Tout en faisant ma toilette, je jette un coup d’œil au dehors : le paysage a changé d’aspect. Ce n’est plus la prairie déroulant à perte de vue les plis onduleux de son écharpe verte. D’un côté c’est une colline que des arbres ombragent, et que de jolies villas couronnent, cachant à demi leurs toits rouges dans la verdure printanière des feuilles qui s’ouvrent. De l’autre côté, c’est la ville avec son joli couvent, ses grands magasins, ses hôtels, ses constructions de tous genres ; et au-delà c’est la Saskatchewan du nord, roulant ses flots jaunâtres, baignant à droite la grande rue de Prince-Albert et à gauche les grandes forêts qui s’échelonnent en amphithéâtre et vont se confondre avec les nuages du ciel.
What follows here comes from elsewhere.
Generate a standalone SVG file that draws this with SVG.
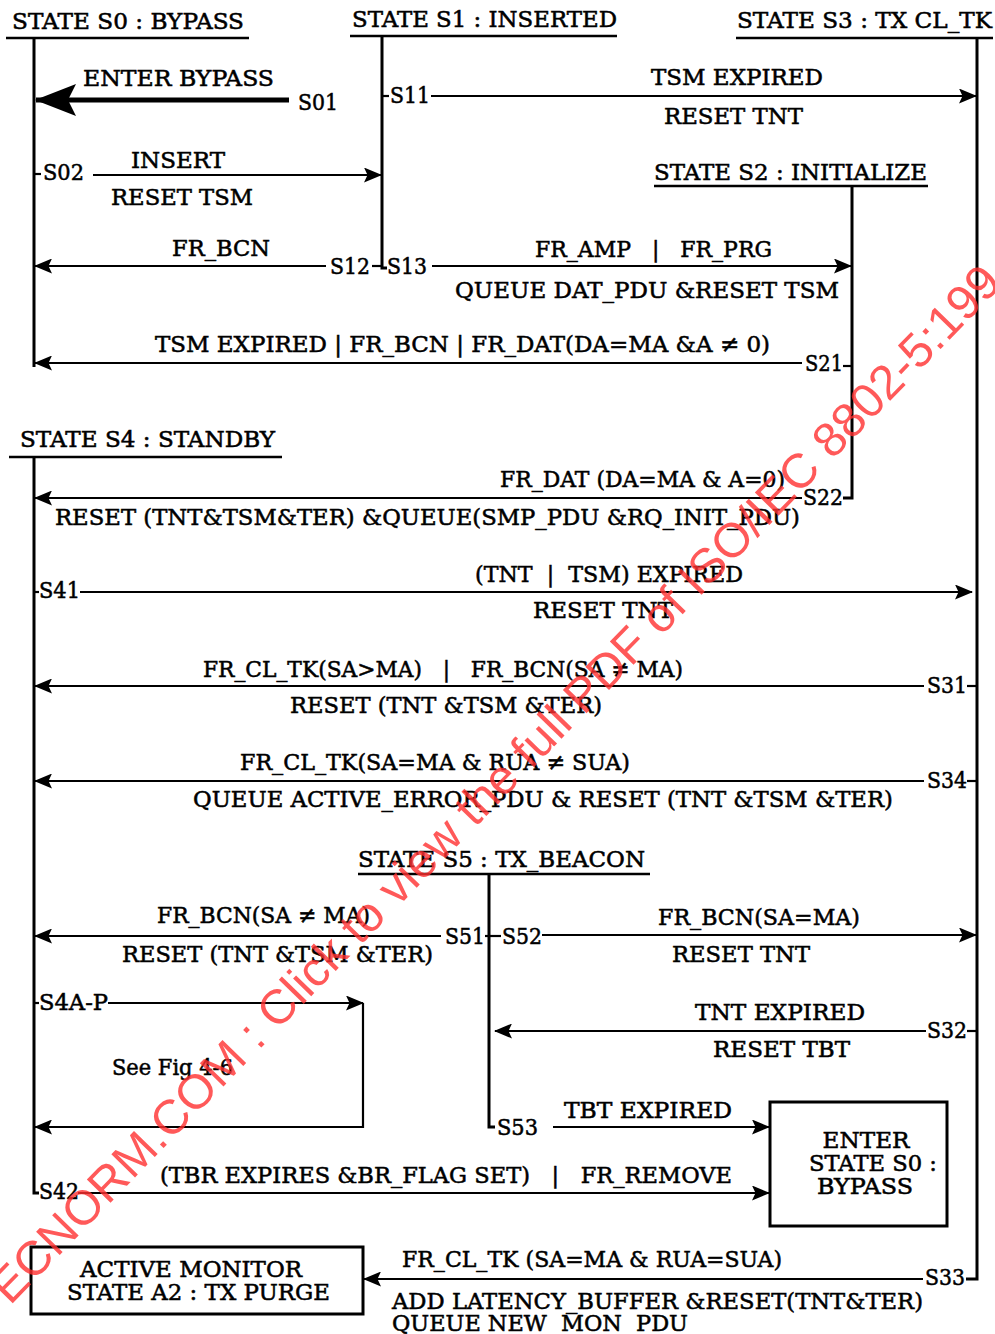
<svg xmlns="http://www.w3.org/2000/svg" width="995" height="1334" viewBox="0 0 995 1334">
<style>
.t{font-family:"DejaVu Serif","Liberation Serif",serif;font-size:23px;fill:#000;stroke:#000;stroke-width:0.55}
.c{text-anchor:middle}
.st{stroke:#000;stroke-width:3;fill:none}
.ln{stroke:#000;stroke-width:2.2;fill:none}
.ul{stroke:#000;stroke-width:2.6}
.box{stroke:#000;stroke-width:3;fill:#fff}
.wm{font-family:"Liberation Sans",Arial,sans-serif;font-size:48px;fill:#ff3030;opacity:0.8}
</style>
<defs>
<marker id="ah" markerUnits="userSpaceOnUse" markerWidth="19" markerHeight="15" refX="17" refY="7.5" orient="auto">
<path d="M0,0 L18,7.5 L0,15 L3.5,7.5 z" fill="#000"/>
</marker>
<marker id="big" markerUnits="userSpaceOnUse" markerWidth="42" markerHeight="32" refX="40" refY="16" orient="auto">
<path d="M0,0 L41,16 L0,32 L8,16 z" fill="#000"/>
</marker>
</defs>
<rect width="995" height="1334" fill="#fff"/>

<g id="state-s0">
<text class="t" x="12" y="29" textLength="232" lengthAdjust="spacingAndGlyphs">STATE S0 : BYPASS</text>
<line class="ul" x1="6" y1="38" x2="249" y2="38"/>
<line class="st" x1="34" y1="38" x2="34" y2="367"/>
</g>
<g id="state-s1">
<text class="t" x="352" y="27" textLength="265" lengthAdjust="spacingAndGlyphs">STATE S1 : INSERTED</text>
<line class="ul" x1="350" y1="36" x2="617" y2="36"/>
<path class="st" d="M382,36 V268 H387"/>
</g>
<g id="state-s3">
<text class="t" x="737" y="28" textLength="255" lengthAdjust="spacingAndGlyphs">STATE S3 : TX CL_TK</text>
<line class="ul" x1="736" y1="38" x2="993" y2="38"/>
<path class="st" d="M977,38 V1279 H966"/>
</g>
<g id="state-s2">
<text class="t" x="654" y="180" textLength="273" lengthAdjust="spacingAndGlyphs">STATE S2 : INITIALIZE</text>
<line class="ul" x1="654" y1="186" x2="928" y2="186"/>
<path class="st" d="M852,186 V498 H843"/>
</g>
<g id="state-s4">
<text class="t" x="20" y="447" textLength="255" lengthAdjust="spacingAndGlyphs">STATE S4 : STANDBY</text>
<line class="ul" x1="9" y1="457" x2="282" y2="457"/>
<path class="st" d="M34,457 V1193 H39"/>
</g>
<g id="state-s5">
<text class="t" x="358" y="867" textLength="287" lengthAdjust="spacingAndGlyphs">STATE S5 : TX_BEACON</text>
<line class="ul" x1="358" y1="874" x2="650" y2="874"/>
<path class="st" d="M489,874 V1127 H495"/>
</g>
<g id="box-enter-bypass">
<rect class="box" x="770" y="1102" width="177" height="124"/>
<text class="t c" x="866" y="1148" textLength="87" lengthAdjust="spacingAndGlyphs">ENTER</text>
<text class="t c" x="873" y="1171" textLength="128" lengthAdjust="spacingAndGlyphs">STATE S0 :</text>
<text class="t c" x="865" y="1194" textLength="96" lengthAdjust="spacingAndGlyphs">BYPASS</text>
</g>
<g id="box-active-monitor">
<rect class="box" x="31" y="1247" width="332" height="67"/>
<text class="t" x="80" y="1277" textLength="222" lengthAdjust="spacingAndGlyphs">ACTIVE MONITOR</text>
<text class="t" x="67" y="1300" textLength="263" lengthAdjust="spacingAndGlyphs">STATE A2 : TX PURGE</text>
</g>

<g id="connectors">
<g id="s01">
<line x1="289" y1="100" x2="36" y2="100" stroke="#000" stroke-width="5" marker-end="url(#big)"/>
<text class="t" x="83" y="86" textLength="191" lengthAdjust="spacingAndGlyphs">ENTER BYPASS</text>
<text class="t" x="298" y="110" textLength="40" lengthAdjust="spacingAndGlyphs">S01</text>
</g>
<g id="s11">
<line class="ln" x1="382" y1="96" x2="389" y2="96"/>
<line class="ln" x1="431" y1="96" x2="976" y2="96" marker-end="url(#ah)"/>
<text class="t" x="390" y="103" textLength="40" lengthAdjust="spacingAndGlyphs">S11</text>
<text class="t" x="651" y="85" textLength="172" lengthAdjust="spacingAndGlyphs">TSM EXPIRED</text>
<text class="t" x="664" y="124" textLength="139" lengthAdjust="spacingAndGlyphs">RESET TNT</text>
</g>
<g id="s02">
<line class="ln" x1="34" y1="174" x2="41" y2="174"/>
<line class="ln" x1="93" y1="175" x2="381" y2="175" marker-end="url(#ah)"/>
<text class="t" x="43" y="180" textLength="41" lengthAdjust="spacingAndGlyphs">S02</text>
<text class="t" x="131" y="168" textLength="94" lengthAdjust="spacingAndGlyphs">INSERT</text>
<text class="t" x="111" y="205" textLength="142" lengthAdjust="spacingAndGlyphs">RESET TSM</text>
</g>
<g id="s12">
<line class="ln" x1="372" y1="266" x2="382" y2="266"/>
<line class="ln" x1="326" y1="266" x2="35" y2="266" marker-end="url(#ah)"/>
<text class="t" x="330" y="274" textLength="40" lengthAdjust="spacingAndGlyphs">S12</text>
<text class="t" x="172" y="256" textLength="98" lengthAdjust="spacingAndGlyphs">FR_BCN</text>
</g>
<g id="s13">
<line class="ln" x1="432" y1="266" x2="851" y2="266" marker-end="url(#ah)"/>
<text class="t" x="387" y="274" textLength="40" lengthAdjust="spacingAndGlyphs">S13</text>
<text class="t" x="535" y="257" textLength="237" lengthAdjust="spacingAndGlyphs" xml:space="preserve">FR_AMP   |   FR_PRG</text>
<text class="t" x="455" y="298" textLength="384" lengthAdjust="spacingAndGlyphs">QUEUE DAT_PDU &amp;RESET TSM</text>
</g>
<g id="s21">
<line class="ln" x1="843" y1="366" x2="852" y2="366"/>
<line class="ln" x1="802" y1="363" x2="35" y2="363" marker-end="url(#ah)"/>
<text class="t" x="805" y="371" textLength="38" lengthAdjust="spacingAndGlyphs">S21</text>
<text class="t" x="155" y="352" textLength="615" lengthAdjust="spacingAndGlyphs">TSM EXPIRED | FR_BCN | FR_DAT(DA=MA &amp;A ≠ 0)</text>
</g>
<g id="s22">
<line class="ln" x1="802" y1="498" x2="35" y2="498" marker-end="url(#ah)"/>
<text class="t" x="803" y="505" textLength="40" lengthAdjust="spacingAndGlyphs">S22</text>
<text class="t" x="500" y="487" textLength="285" lengthAdjust="spacingAndGlyphs">FR_DAT (DA=MA &amp; A=0)</text>
<text class="t" x="55" y="525" textLength="745" lengthAdjust="spacingAndGlyphs">RESET (TNT&amp;TSM&amp;TER) &amp;QUEUE(SMP_PDU &amp;RQ_INIT_PDU)</text>
</g>
<g id="s41">
<line class="ln" x1="34" y1="592" x2="39" y2="592"/>
<line class="ln" x1="80" y1="592" x2="972" y2="592" marker-end="url(#ah)"/>
<text class="t" x="39" y="598" textLength="41" lengthAdjust="spacingAndGlyphs">S41</text>
<text class="t" x="475" y="582" textLength="268" lengthAdjust="spacingAndGlyphs" xml:space="preserve">(TNT  |  TSM) EXPIRED</text>
<text class="t" x="533" y="618" textLength="140" lengthAdjust="spacingAndGlyphs">RESET TNT</text>
</g>
<g id="s31">
<line class="ln" x1="967" y1="686" x2="977" y2="686"/>
<line class="ln" x1="924" y1="686" x2="35" y2="686" marker-end="url(#ah)"/>
<text class="t" x="927" y="693" textLength="40" lengthAdjust="spacingAndGlyphs">S31</text>
<text class="t" x="203" y="677" textLength="480" lengthAdjust="spacingAndGlyphs" xml:space="preserve">FR_CL_TK(SA&gt;MA)   |   FR_BCN(SA ≠ MA)</text>
<text class="t" x="290" y="713" textLength="312" lengthAdjust="spacingAndGlyphs">RESET (TNT &amp;TSM &amp;TER)</text>
</g>
<g id="s34">
<line class="ln" x1="967" y1="781" x2="977" y2="781"/>
<line class="ln" x1="924" y1="781" x2="35" y2="781" marker-end="url(#ah)"/>
<text class="t" x="927" y="788" textLength="40" lengthAdjust="spacingAndGlyphs">S34</text>
<text class="t" x="240" y="770" textLength="390" lengthAdjust="spacingAndGlyphs">FR_CL_TK(SA=MA &amp; RUA ≠ SUA)</text>
<text class="t" x="193" y="807" textLength="700" lengthAdjust="spacingAndGlyphs">QUEUE ACTIVE_ERROR_PDU &amp; RESET (TNT &amp;TSM &amp;TER)</text>
</g>
<g id="s51">
<line class="ln" x1="485" y1="936" x2="501" y2="936"/>
<line class="ln" x1="441" y1="936" x2="35" y2="936" marker-end="url(#ah)"/>
<text class="t" x="445" y="944" textLength="40" lengthAdjust="spacingAndGlyphs">S51</text>
<text class="t" x="157" y="923" textLength="213" lengthAdjust="spacingAndGlyphs">FR_BCN(SA ≠ MA)</text>
<text class="t" x="122" y="962" textLength="311" lengthAdjust="spacingAndGlyphs">RESET (TNT &amp;TSM &amp;TER)</text>
</g>
<g id="s52">
<line class="ln" x1="542" y1="935" x2="976" y2="935" marker-end="url(#ah)"/>
<text class="t" x="502" y="944" textLength="40" lengthAdjust="spacingAndGlyphs">S52</text>
<text class="t" x="658" y="925" textLength="202" lengthAdjust="spacingAndGlyphs">FR_BCN(SA=MA)</text>
<text class="t" x="672" y="962" textLength="138" lengthAdjust="spacingAndGlyphs">RESET TNT</text>
</g>
<g id="s4a-p">
<line class="ln" x1="34" y1="1003" x2="39" y2="1003"/>
<line class="ln" x1="108" y1="1003" x2="363" y2="1003" marker-end="url(#ah)"/>
<path class="ln" d="M363,1003 V1127 H35" marker-end="url(#ah)"/>
<text class="t" x="39" y="1010" textLength="69" lengthAdjust="spacingAndGlyphs">S4A-P</text>
<text class="t" x="112" y="1075" textLength="121" lengthAdjust="spacingAndGlyphs">See Fig 4-6</text>
</g>
<g id="s32">
<line class="ln" x1="967" y1="1031" x2="977" y2="1031"/>
<line class="ln" x1="926" y1="1031" x2="495" y2="1031" marker-end="url(#ah)"/>
<text class="t" x="927" y="1038" textLength="40" lengthAdjust="spacingAndGlyphs">S32</text>
<text class="t" x="695" y="1020" textLength="170" lengthAdjust="spacingAndGlyphs">TNT EXPIRED</text>
<text class="t" x="713" y="1057" textLength="137" lengthAdjust="spacingAndGlyphs">RESET TBT</text>
</g>
<g id="s53">
<line class="ln" x1="553" y1="1127" x2="769" y2="1127" marker-end="url(#ah)"/>
<text class="t" x="497" y="1135" textLength="41" lengthAdjust="spacingAndGlyphs">S53</text>
<text class="t" x="564" y="1118" textLength="168" lengthAdjust="spacingAndGlyphs">TBT EXPIRED</text>
</g>
<g id="s42">
<line class="ln" x1="78" y1="1193" x2="769" y2="1193" marker-end="url(#ah)"/>
<text class="t" x="39" y="1199" textLength="40" lengthAdjust="spacingAndGlyphs">S42</text>
<text class="t" x="160" y="1183" textLength="572" lengthAdjust="spacingAndGlyphs" xml:space="preserve">(TBR EXPIRES &amp;BR_FLAG SET)   |   FR_REMOVE</text>
</g>
<g id="s33">
<line class="ln" x1="923" y1="1279" x2="364" y2="1279" marker-end="url(#ah)"/>
<text class="t" x="925" y="1285" textLength="40" lengthAdjust="spacingAndGlyphs">S33</text>
<text class="t" x="402" y="1267" textLength="380" lengthAdjust="spacingAndGlyphs">FR_CL_TK (SA=MA &amp; RUA=SUA)</text>
<text class="t" x="392" y="1309" textLength="531" lengthAdjust="spacingAndGlyphs">ADD LATENCY_BUFFER &amp;RESET(TNT&amp;TER)</text>
<text class="t" x="392" y="1331" textLength="296" lengthAdjust="spacingAndGlyphs" xml:space="preserve">QUEUE NEW  MON  PDU</text>
</g>
</g>

<text class="wm" transform="translate(10,1306) rotate(-45.8)" textLength="1425" lengthAdjust="spacingAndGlyphs">ECNORM.COM : Click to view the full PDF of ISO/IEC 8802-5:199</text>
</svg>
Toute cette nature rit gaîment au soleil, qui l’a tant négligée depuis quelques mois, mais qui lui revient enfin et qui va la féconder de ses caresses. Tout renait, tout embaume, tout s’épanouit sous ses rayons. L’âme de la terre s’émeut au retour du printemps et se remet à chanter son hymne éternel au Créateur. Benedicat terra Dominum ; laudet et super exaltet eum in secula !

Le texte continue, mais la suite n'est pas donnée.